GIVEN REQUEST
Output the first line of the listing and each line after it, up to and including the line that contains "const series = composition.map((c, i)", exactly as written, minus the pictures.

RECORDED DATA

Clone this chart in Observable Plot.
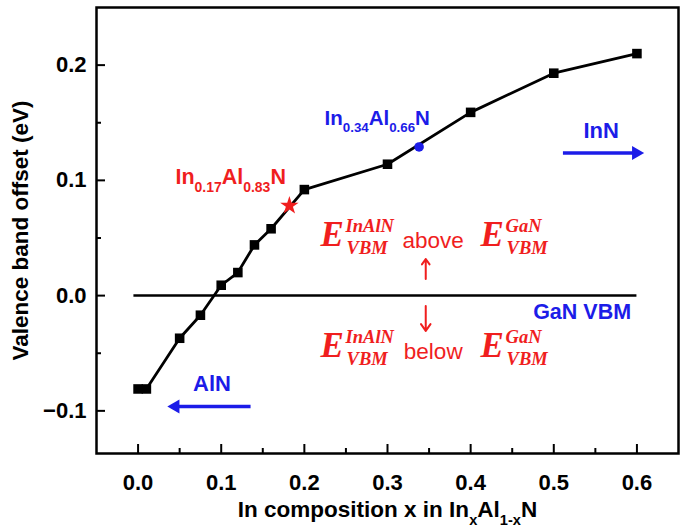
<!DOCTYPE html>
<html><head><meta charset="utf-8">
<script src="https://cdn.jsdelivr.net/npm/d3@7"></script>
<script src="https://cdn.jsdelivr.net/npm/@observablehq/plot@0.6"></script>
<style>body{margin:0;background:#fff;} #chart{width:685px;height:530px}</style>
</head><body><div id="chart"></div>
<script>
// ---- data ----
const composition = [0, 0.01, 0.05, 0.075, 0.1, 0.12, 0.14, 0.16, 0.2, 0.3, 0.4, 0.5, 0.6];
const offset = [-0.081, -0.081, -0.037, -0.017, 0.009, 0.020, 0.044, 0.058, 0.092, 0.114, 0.159, 0.193, 0.210];
const starPoint = [{x: 0.182, y: 0.078}];
const bluePoint = [{x: 0.338, y: 0.129}];
const gaNLine = [{y: 0, x1: -0.005, x2: 0.6}];
const xTicks = [0, 0.1, 0.2, 0.3, 0.4, 0.5, 0.6];
const xMinor = [0.05, 0.15, 0.25, 0.35, 0.45, 0.55];
const yTicks = [-0.1, 0, 0.1, 0.2];
const yMinor = [-0.05, 0.05, 0.15];
const xTitle = "In composition x in In_{x}Al_{1-x}N";
const yTitle = "Valence band offset (eV)";
const redLabels = [{x: 0.0449, y: 0.0969, text: "In_{0.17}Al_{0.83}N"}];
const blueLabelsStart = [{x: 0.2243, y: 0.148, text: "In_{0.34}Al_{0.66}N"}];
const blueLabelsMid = [{x: 0.557, y: 0.1368, text: "InN"}, {x: 0.0889, y: -0.0827, text: "AlN"}];
const blueLabelsEnd = [{x: 0.593, y: -0.0203, text: "GaN VBM"}];
const blueArrows = [
  {x1: 0.511, x2: 0.599, y: 0.1237, dir: 90},
  {x1: 0.1353, x2: 0.0449, y: -0.0962, dir: -90}
];
const redArrows = [
  {x: 0.346, y1: 0.0145, y2: 0.0318},
  {x: 0.346, y1: -0.009, y2: -0.0306}
];
const eTerms = [
  {x: 0.2195, y: 0.0431, sup: "InAlN"}, {x: 0.412, y: 0.0431, sup: "GaN"},
  {x: 0.2195, y: -0.0532, sup: "InAlN"}, {x: 0.412, y: -0.0532, sup: "GaN"}
];
const words = [{x: 0.355, y: 0.0416, text: "above"}, {x: 0.355, y: -0.0546, text: "below"}];

const series = composition.map((c, i) => ({x: c, y: offset[i]}));

// ---- layout ----
const W = 685, H = 530;
const mL = 96, mR = 7, mT = 7, mB = 77;
const innerW = W - mL - mR, innerH = H - mT - mB;
const red = "#f01e1e", blue = "#1c1ce8";
const sans = "'Liberation Sans', Arial, sans-serif";
const serif = "'Liberation Serif', 'Times New Roman', serif";
const fsTick = 22, fsTitle = 22.5, fsLab = 21.5;

const chart = Plot.plot({
  width: W, height: H,
  marginLeft: mL, marginRight: mR, marginTop: mT, marginBottom: mB,
  style: {fontFamily: sans, fontWeight: "bold", background: "white", color: "black"},
  x: {domain: [-0.05, 0.65]},
  y: {domain: [-0.137, 0.25]},
  marks: [
    Plot.axisX({ticks: xTicks, tickSize: 0, tickPadding: 21, tickFormat: d3.format(".1f"), label: null, fontSize: fsTick, fontWeight: "bold"}),
    Plot.axisY({ticks: yTicks, tickSize: 0, tickPadding: 10, tickFormat: d3.format(".1f"), label: null, fontSize: fsTick, fontWeight: "bold"}),
    Plot.tickX(xTicks, {x: d => d, insetTop: innerH - 9, strokeWidth: 2}),
    Plot.tickX(xMinor, {x: d => d, insetTop: innerH - 5, strokeWidth: 2}),
    Plot.tickY(yTicks, {y: d => d, insetRight: innerW - 9, strokeWidth: 2}),
    Plot.tickY(yMinor, {y: d => d, insetRight: innerW - 5, strokeWidth: 2}),
    Plot.frame({stroke: "black", strokeWidth: 2.5}),
    Plot.text([xTitle], {text: d => d, frameAnchor: "bottom", textAnchor: "middle", lineAnchor: "bottom", dy: 63, fontSize: fsTitle, fontWeight: "bold"}),
    Plot.text([yTitle], {text: d => d, frameAnchor: "left", textAnchor: "middle", lineAnchor: "middle", rotate: -90, dx: -76, fontSize: fsTitle, fontWeight: "bold"}),
    Plot.ruleY(gaNLine, {y: "y", x1: "x1", x2: "x2", stroke: "black", strokeWidth: 2.5}),
    Plot.line(series, {x: "x", y: "y", stroke: "black", strokeWidth: 2.8}),
    Plot.dot(series, {x: "x", y: "y", symbol: "square", fill: "black", r: 5.4, stroke: null}),
    Plot.dot(starPoint, {x: "x", y: "y", symbol: "star", fill: red, r: 5.8, stroke: null}),
    Plot.dot(bluePoint, {x: "x", y: "y", symbol: "circle", fill: blue, r: 4.8, stroke: null}),
    // labels
    Plot.text(redLabels, {x: "x", y: "y", text: "text", textAnchor: "start", lineAnchor: "bottom", fill: red, fontSize: fsLab, fontWeight: "bold"}),
    Plot.text(blueLabelsStart, {x: "x", y: "y", text: "text", textAnchor: "start", lineAnchor: "bottom", fill: blue, fontSize: 20.5, fontWeight: "bold"}),
    Plot.text(blueLabelsMid, {x: "x", y: "y", text: "text", textAnchor: "middle", lineAnchor: "bottom", fill: blue, fontSize: 22, fontWeight: "bold"}),
    Plot.text(blueLabelsEnd, {x: "x", y: "y", text: "text", textAnchor: "end", lineAnchor: "bottom", fill: blue, fontSize: fsLab, fontWeight: "bold"}),
    // blue arrows
    Plot.link(blueArrows, {x1: "x1", x2: "x2", y1: "y", y2: "y", stroke: blue, strokeWidth: 3.5}),
    Plot.dot(blueArrows, {x: "x2", y: "y", symbol: "triangle", rotate: "dir", fill: blue, stroke: null, r: 5.2}),
    // red arrows
    Plot.arrow(redArrows, {x1: "x", x2: "x", y1: "y1", y2: "y2", stroke: red, strokeWidth: 2, headLength: 9, headAngle: 70}),
    // E terms
    Plot.text(eTerms, {x: "x", y: "y", text: () => "E", textAnchor: "start", lineAnchor: "bottom", fill: red, fontFamily: serif, fontStyle: "italic", fontWeight: "bold", fontSize: 35}),
    Plot.text(eTerms, {x: "x", y: "y", text: "sup", dx: 25, dy: -14, textAnchor: "start", lineAnchor: "bottom", fill: red, fontFamily: serif, fontStyle: "italic", fontWeight: "bold", fontSize: 18.5}),
    Plot.text(eTerms, {x: "x", y: "y", text: () => "VBM", dx: 26, dy: 8, textAnchor: "start", lineAnchor: "bottom", fill: red, fontFamily: serif, fontStyle: "italic", fontWeight: "bold", fontSize: 18.5}),
    Plot.text(words, {x: "x", y: "y", text: "text", textAnchor: "middle", lineAnchor: "bottom", fill: red, fontSize: 22.5, fontWeight: "normal"})
  ]
});

document.getElementById("chart").appendChild(chart);

// rich text: _{sub} and ^{sup}
const NS = "http://www.w3.org/2000/svg";
chart.querySelectorAll("text").forEach(el => {
  const s = el.textContent;
  if (!/[_^]\{/.test(s)) return;
  const size = parseFloat(getComputedStyle(el).fontSize) || fsLab;
  el.textContent = "";
  const re = /([_^])\{([^}]*)\}|([^_^]+)/g;
  let m, cur = 0;
  while ((m = re.exec(s))) {
    const t = document.createElementNS(NS, "tspan");
    if (m[1]) {
      const target = m[1] === "_" ? size * 0.36 : -size * 0.4;
      t.setAttribute("dy", target - cur); cur = target;
      t.setAttribute("font-size", size * 0.65);
      t.textContent = m[2];
    } else {
      t.setAttribute("dy", -cur); cur = 0;
      t.textContent = m[3];
    }
    el.appendChild(t);
  }
});
</script>
</body></html>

COMPLETED TASK
Clone this chart in Observable Plot.
<!DOCTYPE html>
<html><head><meta charset="utf-8">
<script src="https://cdn.jsdelivr.net/npm/d3@7"></script>
<script src="https://cdn.jsdelivr.net/npm/@observablehq/plot@0.6"></script>
<style>body{margin:0;background:#fff;} #chart{width:685px;height:530px}</style>
</head><body><div id="chart"></div>
<script>
// ---- data ----
const composition = [0, 0.01, 0.05, 0.075, 0.1, 0.12, 0.14, 0.16, 0.2, 0.3, 0.4, 0.5, 0.6];
const offset = [-0.081, -0.081, -0.037, -0.017, 0.009, 0.020, 0.044, 0.058, 0.092, 0.114, 0.159, 0.193, 0.210];
const starPoint = [{x: 0.182, y: 0.078}];
const bluePoint = [{x: 0.338, y: 0.129}];
const gaNLine = [{y: 0, x1: -0.005, x2: 0.6}];
const xTicks = [0, 0.1, 0.2, 0.3, 0.4, 0.5, 0.6];
const xMinor = [0.05, 0.15, 0.25, 0.35, 0.45, 0.55];
const yTicks = [-0.1, 0, 0.1, 0.2];
const yMinor = [-0.05, 0.05, 0.15];
const xTitle = "In composition x in In_{x}Al_{1-x}N";
const yTitle = "Valence band offset (eV)";
const redLabels = [{x: 0.0449, y: 0.0969, text: "In_{0.17}Al_{0.83}N"}];
const blueLabelsStart = [{x: 0.2243, y: 0.148, text: "In_{0.34}Al_{0.66}N"}];
const blueLabelsMid = [{x: 0.557, y: 0.1368, text: "InN"}, {x: 0.0889, y: -0.0827, text: "AlN"}];
const blueLabelsEnd = [{x: 0.593, y: -0.0203, text: "GaN VBM"}];
const blueArrows = [
  {x1: 0.511, x2: 0.599, y: 0.1237, dir: 90},
  {x1: 0.1353, x2: 0.0449, y: -0.0962, dir: -90}
];
const redArrows = [
  {x: 0.346, y1: 0.0145, y2: 0.0318},
  {x: 0.346, y1: -0.009, y2: -0.0306}
];
const eTerms = [
  {x: 0.2195, y: 0.0431, sup: "InAlN"}, {x: 0.412, y: 0.0431, sup: "GaN"},
  {x: 0.2195, y: -0.0532, sup: "InAlN"}, {x: 0.412, y: -0.0532, sup: "GaN"}
];
const words = [{x: 0.355, y: 0.0416, text: "above"}, {x: 0.355, y: -0.0546, text: "below"}];

const series = composition.map((c, i) => ({x: c, y: offset[i]}));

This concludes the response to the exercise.